As readers know, we have written about Arthrex a lot. So what better way to start Monday than another short post? Today, the Supreme Court granted cert. in Carr v. Saul, No. 19-1442, and Davis v. Saul, No. 20-105—two cases involving the Social Security Act. What does that have to do with Arthrex? Here’s the question presented for both petitions:
Whether a claimant seeking disability benefits under the Social Security Act forfeits an appointments-clause challenge to the appointment of an administrative law judge by failing to present that challenge during administrative proceedings.
The issue in both Carr and Davis is whether Social Security claimants needed to raise their Appointments Clause challenge in the administrative agency.
On its face, that is essentially the same as one of the questions that the government sought review of in Arthrex—arguing that patent owners forfeited their Appointments Clause challenge by not raising it in the PTAB. Here is what the government asked the Supreme Court to review in Arthrex:
Whether the court of appeals in Arthrex erred by adjudicating an Appointments Clause challenge that had not been presented to the agency.

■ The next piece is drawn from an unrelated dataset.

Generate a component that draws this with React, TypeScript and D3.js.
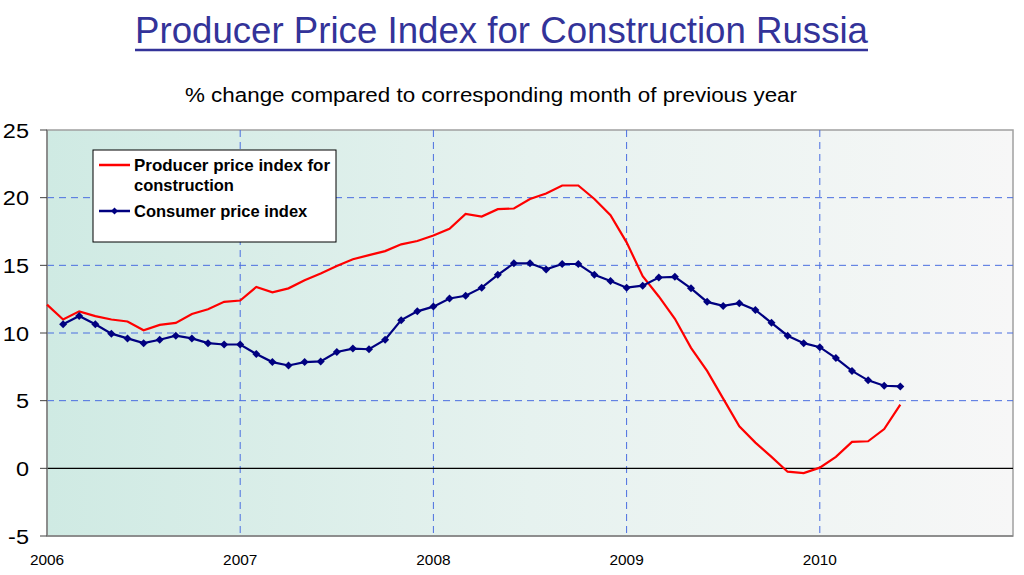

But unlike in the Social Security cases granted today, the Supreme Court did not grant review of the government’s forfeiture question in Arthrex. At first glance, that inconsistency now seems odd. The government in today’s Social Security cases even noted that “[t]he question presented in these cases overlaps with one of the questions presented in United States v. Arthrex, Inc., petition for cert. pending, No. 19-1434 (filed June 25, 2020).” And if the Supreme Court in Carr and Davis were to broadly hold that claimants forfeit their Appointments Clause challenges by not raising them in the Social Security Administration, wouldn’t that suggest that the Federal Circuit would need to reconsider its ruling that patent owners preserved appointments-clause challenges despite failing to raise them before the PTAB? (Of course, that assumes the Supreme Court holds there is an appointments-clause problem with PTAB judges in Arthrex.)

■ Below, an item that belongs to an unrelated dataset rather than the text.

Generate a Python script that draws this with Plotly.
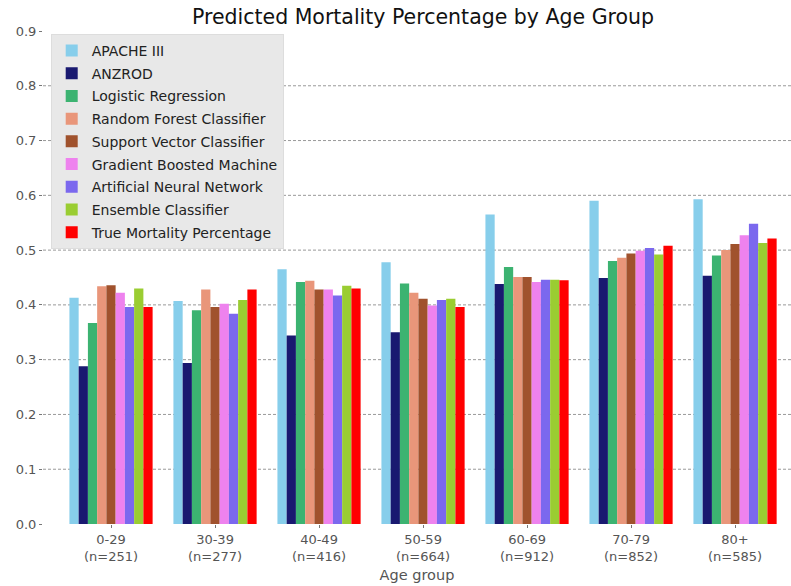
import plotly.graph_objects as go

categories = ["0-29<br>(n=251)", "30-39<br>(n=277)", "40-49<br>(n=416)", "50-59<br>(n=664)",
              "60-69<br>(n=912)", "70-79<br>(n=852)", "80+<br>(n=585)"]

apache = [0.413, 0.407, 0.465, 0.478, 0.565, 0.590, 0.593]
anzrod = [0.288, 0.294, 0.344, 0.350, 0.438, 0.449, 0.453]
logistic = [0.367, 0.390, 0.442, 0.439, 0.469, 0.480, 0.490]
random_forest = [0.434, 0.428, 0.444, 0.422, 0.451, 0.486, 0.500]
svc = [0.436, 0.396, 0.428, 0.411, 0.451, 0.494, 0.511]
gbm = [0.422, 0.402, 0.428, 0.399, 0.442, 0.499, 0.527]
ann = [0.396, 0.384, 0.417, 0.409, 0.446, 0.504, 0.548]
ensemble = [0.430, 0.409, 0.435, 0.411, 0.446, 0.492, 0.513]
true_mort = [0.396, 0.428, 0.430, 0.396, 0.445, 0.508, 0.521]

series_names = ["APACHE III", "ANZROD", "Logistic Regression", "Random Forest Classifier",
                "Support Vector Classifier", "Gradient Boosted Machine",
                "Artificial Neural Network", "Ensemble Classifier", "True Mortality Percentage"]
series_values = [apache, anzrod, logistic, random_forest, svc, gbm, ann, ensemble, true_mort]
colors = ["#87CEEB", "#191970", "#3CB371", "#E9967A", "#A0522D", "#EE82EE",
          "#7B68EE", "#9ACD32", "#FF0000"]

y_ticks = [0.0, 0.1, 0.2, 0.3, 0.4, 0.5, 0.6, 0.7, 0.8, 0.9]
grid_ticks = [0.1, 0.2, 0.3, 0.4, 0.5, 0.6, 0.7, 0.8]

W, H = 791, 586

fig = go.Figure()
for i, (name, vals, col) in enumerate(zip(series_names, series_values, colors)):
    fig.add_trace(go.Bar(
        x=list(range(len(categories))), y=vals, name=name,
        legendgroup=f"g{i}",
        marker=dict(color=col, line=dict(width=0)),
    ))

for v in grid_ticks:
    fig.add_hline(y=v, line=dict(color="#999999", width=1, dash="3px,2px"), layer="below")

fig.update_layout(
    width=W, height=H,
    barmode="group", bargap=0.2, bargroupgap=0,
    plot_bgcolor="white", paper_bgcolor="white",
    margin=dict(l=43, r=0, t=31, b=62, autoexpand=False),
    font=dict(family="DejaVu Sans", size=13, color="#555555"),
    title=dict(text="Predicted Mortality Percentage by Age Group",
               x=423 / W, xanchor="center", y=1 - 10 / H, yanchor="top",
               font=dict(size=20.5, color="#111111")),
    legend=dict(x=0.0103, y=0.994, xanchor="left", yanchor="top",
                bgcolor="#e8e8e8", bordercolor="#dddddd", borderwidth=1,
                font=dict(size=14, color="#222222"), traceorder="grouped",
                tracegroupgap=1.5),
)

fig.update_xaxes(
    range=[-0.654, 6.538],
    tickmode="array", tickvals=list(range(len(categories))), ticktext=categories,
    ticks="outside", ticklen=3, tickcolor="#777777",
    showgrid=False, showline=False, zeroline=False,
    tickfont=dict(size=13, color="#555555"),
    title=dict(text="Age group", font=dict(size=14.5, color="#555555"), standoff=7),
)
fig.update_yaxes(
    range=[0, 0.9],
    tickmode="array", tickvals=y_ticks, ticktext=[f"{v:.1f}" for v in y_ticks],
    ticks="outside", ticklen=3, tickcolor="#777777",
    showgrid=False, showline=False, zeroline=False,
    tickfont=dict(size=13, color="#555555"),
)

fig.write_html(
    "out.html",
    config={"displayModeBar": False},
    post_script="document.body.style.margin='0';document.body.style.overflow='hidden';",
)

Before you read too much into this—there are many differences between the Social Security cases and Arthrex. For starters, Carr and Davis aren’t about whether Social Security ALJs are constitutionally appointed; that issue was essentially decided by the Supreme Court in Lucia—which decided that Securities and Exchange Commission ALJs were inferior officers rather than employees, and thus needed to be appointed by a department head. The Social Security Administration fixed the constitutional problem identified in Lucia by having the head of the department ratify the ALJs’ appointment. (And it should be noted that the issue in Arthrex, in contrast, is whether the PTAB judges are inferior officers or principal officers, the latter requiring presidential appointment and Senate advice and consent.) So the only issue in Carr and Davis is the forfeiture issue. And there are other differences too: the Social Security Administration also authorized new hearings post-Lucia if a claimant raised an Appointments Clause challenge before the Agency. As the government also noted in its cert. briefing, courts of appeals have recognized that other “distinctive characteristics of Social Security proceedings justify” their no-forfeiture holdings.

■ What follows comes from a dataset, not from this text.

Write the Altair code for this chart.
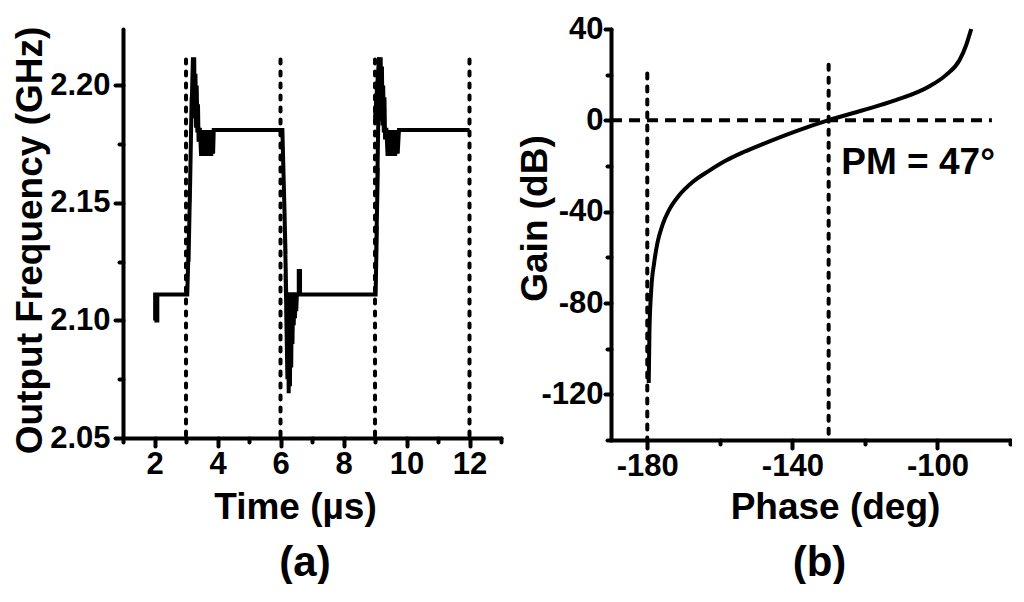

Finally, there may be an even more straightforward reason why the Supreme Court granted the forfeiture question in Carr and Davis but not in Arthrex. Even though the government won on the forfeiture issue in the courts of appeals, the government acquiesced to cert. in Carr and Davis—agreeing with the petitioner Social Security claimants that it was an important issue for the Supreme Court to decide. The government noted that there was an entrenched split in the circuits, which was unlikely to resolve itself without the Court’s intervention. And given the millions of disability cases and hundreds of thousands of Social Security ALJ hearings, the government noted that the issue would affect a profound number of cases. As important as PTAB cases are, the volume simply isn’t the same.
So what’s our takeaway? Unfortunately, it’s more wait and see. The Court’s cert. denial on the forfeiture issue in Arthrex is a little more interesting now given the grant in Carr and Davis. And it seems possible that Carr and Davis could have some effect on the Arthrex cases depending upon what the Supreme Court does. But most likely, the Court just felt like it had to grant in Carr and Davis given the circuit split and number of cases that the circuit split was affecting.